Facebook later this week will launch a new content gifting service that will allow members to, among other things, buy and give digital music tracks to their friends.

The music element will be powered by Lala, which is the exclusive music vendor. Lala’s service allows users to stream any song in its catalog in full for free once. After the free taste, users must either buy the full MP3 for 89 cents or a “Websong” streaming-only version of the song for 10 cents.

All of these options carry over to the Facebook gifting service. Facebook users can buy either MP3s or streaming-only songs through the gifting system, paying a fee for each Facebook friend to whom the gift is sent. Facebook will handle all the billing via a credit system. Web-only streaming songs will cost 1 credit (the equivalent of 10 cents) or 9 credits for an MP3.

Once gifted, the action will appear in members’ news feeds, where other friends can see what song was gifted and have the opportunity to sample it in full for one time at no charge.

Web-only songs can be played on either Lala.com or via the gifts section on Facebook, while MP3s can be downloaded and played in any fashion and on any device.

Facebook will make the gifting service available to a small segment of Facebook members as early as today, with plans for the full membership to have access in a matter of weeks. Facebook typically rolls out new services very slowly in this fashion.

Facebook revealed details on the broader gifting program on its blog late Wednesday afternoon. In addition to music, Facebook users can gift charity donations, e-cards and other things. A company spokeswoman said it looked at a number of digital music providers, but ultimately settled on Lala. It’s possible other music services may be involved in the future, but there are no immediate plans for including them.
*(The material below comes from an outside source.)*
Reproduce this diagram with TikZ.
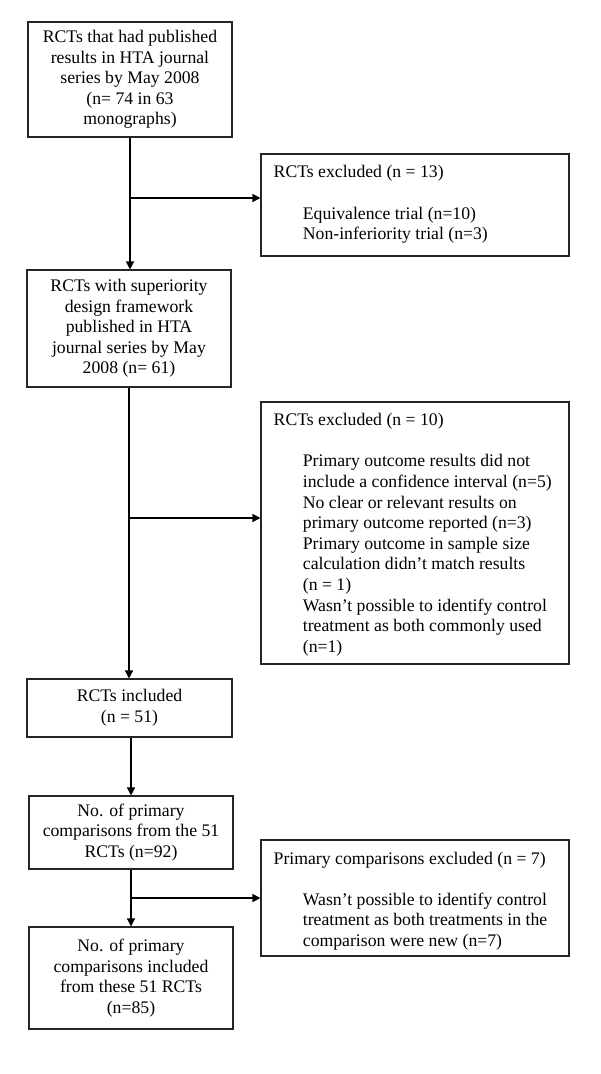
\documentclass[tikz,border=0pt]{standalone}
\usepackage{fontspec}
\setmainfont{Liberation Serif}
\usetikzlibrary{arrows.meta}
\newcommand\diagfont{\fontsize{17.7}{20.6}\selectfont}
\begin{document}
\begin{tikzpicture}[x=1pt,y=-1pt,
  box/.style={draw=black!85, line width=1.1pt, inner sep=0pt, align=center, font=\diagfont},
  exbox/.style={draw=black!85, line width=1.1pt, inner sep=0pt},
  head/.style={anchor=base west, inner sep=0pt, font=\diagfont},
  items/.style={anchor=north west, inner sep=0pt, align=left, font=\diagfont},
  arr/.style={line width=1.3pt, -{Triangle[length=8pt,width=8pt]}},
  ln/.style={line width=1.3pt}]
\useasboundingbox (0,0) rectangle (600,1074);
\fill[white] (0,0) rectangle (600,1074);
% main column
\node[box, minimum width=204pt, minimum height=115pt] (b1) at (130,79.5)
  {RCTs that had published\\results in HTA journal\\series by May 2008\\(n= 74 in 63\\monographs)};
\node[box, minimum width=204pt, minimum height=117pt] (b2) at (129,328.5)
  {RCTs with superiority\\design framework\\published in HTA\\journal series by May\\2008 (n= 61)};
\node[box, minimum width=205pt, minimum height=58pt] (b3) at (129.5,708)
  {RCTs included\\(n = 51)};
\node[box, minimum width=204pt, minimum height=73pt] (b4) at (131,832.5)
  {No. of primary\\comparisons from the 51\\RCTs (n=92)};
\node[box, minimum width=204pt, minimum height=102pt] (b5) at (131,978)
  {No. of primary\\comparisons included\\from these 51 RCTs\\(n=85)};
% exclusion boxes
\node[exbox, minimum width=308pt, minimum height=102pt] (e1) at (415,205) {};
\node[head] (e1h) at (273.5,177) {RCTs excluded (n = 13)};
\node[items] (e1t) at (302.7,204.6) {\strut Equivalence trial (n=10)\\Non-inferiority trial (n=3)};
\node[exbox, minimum width=308pt, minimum height=262pt] (e2) at (415,533) {};
\node[head] (e2h) at (273.5,425) {RCTs excluded (n = 10)};
\node[items] (e2t) at (302.7,452.3) {\strut Primary outcome results did not\\include a confidence interval (n=5)\\No clear or relevant results on\\primary outcome reported (n=3)\\Primary outcome in sample size\\calculation didn’t match results\\(n = 1)\\Wasn’t possible to identify control\\treatment as both commonly used\\(n=1)};
\node[exbox, minimum width=308pt, minimum height=116pt] (e3) at (415,898) {};
\node[head] (e3h) at (273.5,864) {Primary comparisons excluded (n = 7)};
\node[items] (e3t) at (302.7,890.6) {\strut Wasn’t possible to identify control\\treatment as both treatments in the\\comparison were new (n=7)};
% connectors
\draw[arr] (b1.south) -- (b1.south |- b2.north);
\coordinate (j1) at (130,198);
\draw[arr] (j1) -- (j1 -| e1.west);
\draw[arr] (b2.south) -- (b2.south |- b3.north);
\coordinate (j2) at (129,518);
\draw[arr] (j2) -- (j2 -| e2.west);
\draw[arr] (b4.north |- b3.south) -- (b4.north);
\draw[arr] (b4.south) -- (b5.north);
\coordinate (j3) at (131,898);
\draw[arr] (j3) -- (j3 -| e3.west);
\end{tikzpicture}
\end{document}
This is the first real stab that Facebook has taken into the music space. The popular social networking service has been rumored for years to be interested in adding a music platform, but licensing issues and data reporting requirements have been said to stall the deal.

If anything, it’s a bigger win for Lala. The digital music service has quietly inserted itself as the back-end music engine for a number of Web sites this year, including the relaunched Billboard.com and Pitchfork, not to mention the rumored music search service expected from Google. Additional content streaming partnerships are expected in the weeks and months ahead.